I recently had a deeply uncomfortable ride home from a friend’s house.
It started off normal – I ordered the ride, waited for the driver, said hello, hopped in. Nothing out of the ordinary.
I’m usually the type to just sit there scrolling Instagram, avoiding awkward small talk, but the driver asked me about my day, my job, why I had a weird accent (I’m a Kiwi, and it’s not weird).
Then he said something that piqued my interest: “I’m in love with someone who doesn’t love me back.”
I was intrigued, so I started asking questions.

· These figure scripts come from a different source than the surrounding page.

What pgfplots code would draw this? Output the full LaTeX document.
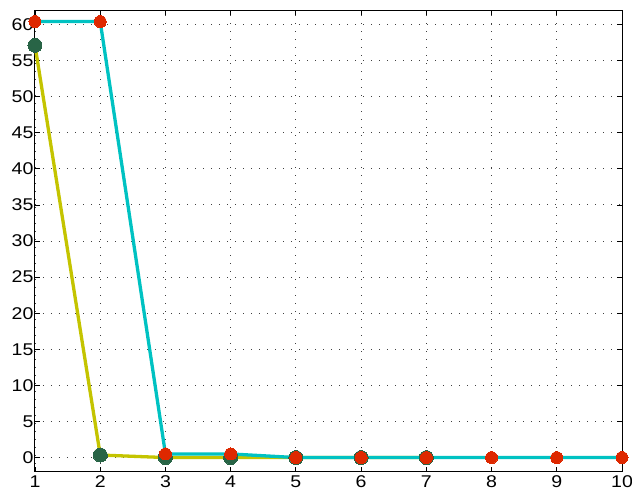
\documentclass[border=0pt]{standalone}
\usepackage{pgfplots}
\pgfplotsset{compat=1.18}
\usepackage{fontspec}
\setmainfont[FakeStretch=1.15]{Liberation Sans}
\definecolor{cyanl}{RGB}{0,194,194}
\definecolor{yell}{RGB}{196,196,0}
\definecolor{dgreen}{RGB}{40,100,70}
\definecolor{redm}{RGB}{222,40,0}
\begin{document}
\begin{tikzpicture}[x=1pt,y=1pt]
\useasboundingbox (-35,-23) rectangle (597,472);
\begin{axis}[
  at={(0,0)}, anchor=south west,
  scale only axis,
  width=587pt, height=462pt,
  xmin=1, xmax=10, ymin=-2, ymax=62,
  xtick={1,...,10}, ytick={0,5,...,60},
  tick align=inside,
  major tick length=5pt,
  grid=major,
  major grid style={black!75, line width=0.9pt, dash pattern=on 0.9pt off 7.1pt},
  axis line style={black, line width=1pt},
  tick style={black, line width=0.8pt},
  ticklabel style={font=\fontsize{17}{19}\selectfont},
  /pgf/number format/assume math mode=true,
  xticklabel shift=0pt,
  yticklabel shift=-2pt,
  clip=false,
]
\addplot[yell, line width=3.3pt, mark=*, mark size=7pt, mark options={fill=dgreen, draw=dgreen, line width=0pt}]
  coordinates {(1,57.1) (2,0.35) (3,0) (4,0) (5,0) (6,0) (7,0)};
\addplot[cyanl, line width=3.3pt, mark=*, mark size=6pt, mark options={fill=redm, draw=redm, line width=0pt}]
  coordinates {(1,60.4) (2,60.4) (3,0.5) (4,0.5) (5,0) (6,0) (7,0) (8,0) (9,0) (10,0)};
\end{axis}
\end{tikzpicture}
\end{document}
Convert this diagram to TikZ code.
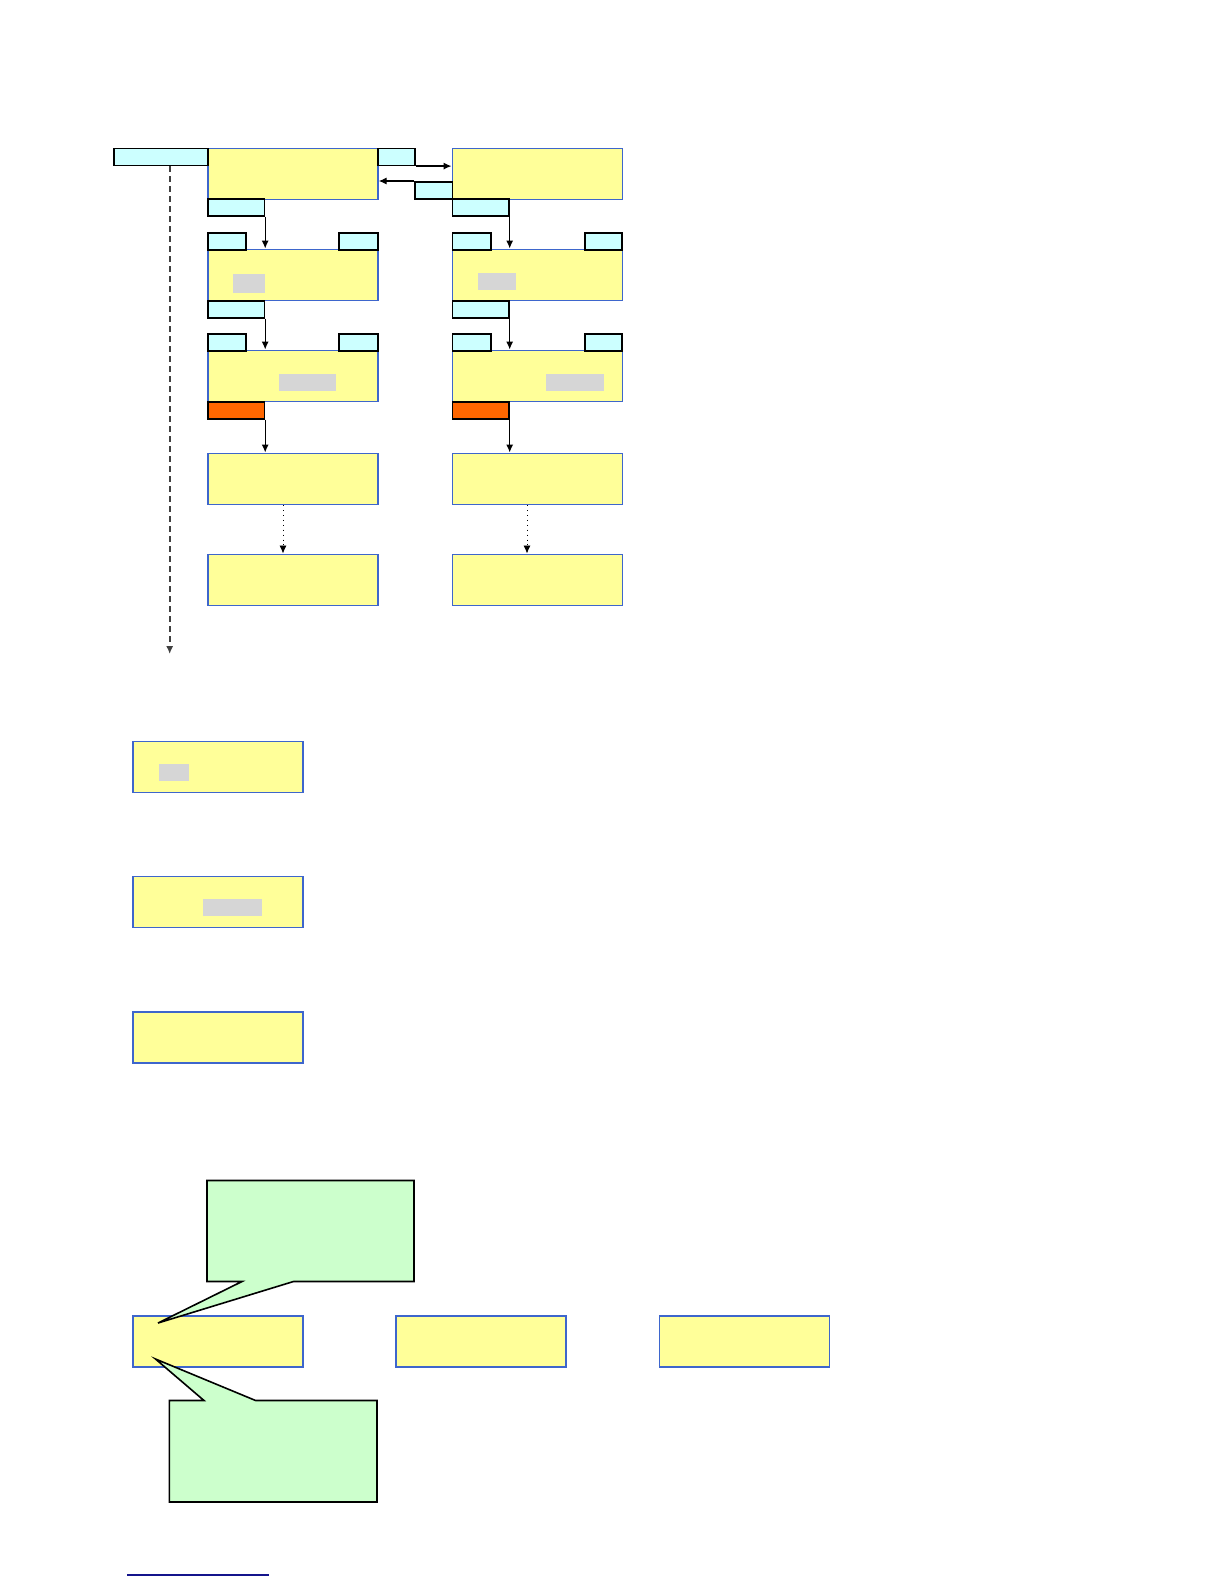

He told me he had a passenger a few weeks ago and the pair had hit it off. They’d exchanged a few texts and he’d given her a few free rides to work and back home.
“That’s nice,” I thought.
He then said she told him she wasn’t romantically interested in him and I was like “bummer, dude.”
He said she began ignoring his messages and rejecting his advances because she’s not interested, man, give it up.
But he persisted – “I just wanted to take her out for dinner or something, but then I found out she was lying to me.”
Lying? How so?
She’d told him her dad was picking her up from work one evening, however he then ‘spotted’ her walking to a bus stop. A bit weird, I thought, but probably just a coincidence.
But then.
“She told me she was sick the next day and didn’t need a ride to work,” he said.
By this point my eight minute ride felt like an eternity.
“…I wanted to find out if she was lying so I parked outside her work and waited. And she wasn’t sick, she was at work.”
What? Did he… Did he just admit to stalking a passenger?
I began to freak out:
- Did the app I was using automatically give him my number?
- He’s dropping me home. He knows where I live.
- Is this other girl okay?
- What do I do?
By this stage we were about a minute from home – so I awkwardly nodded and shuffled in my seat. I told him to drop me off a few doors down and slowly wandered in the opposite direction of my house until he’d driven away.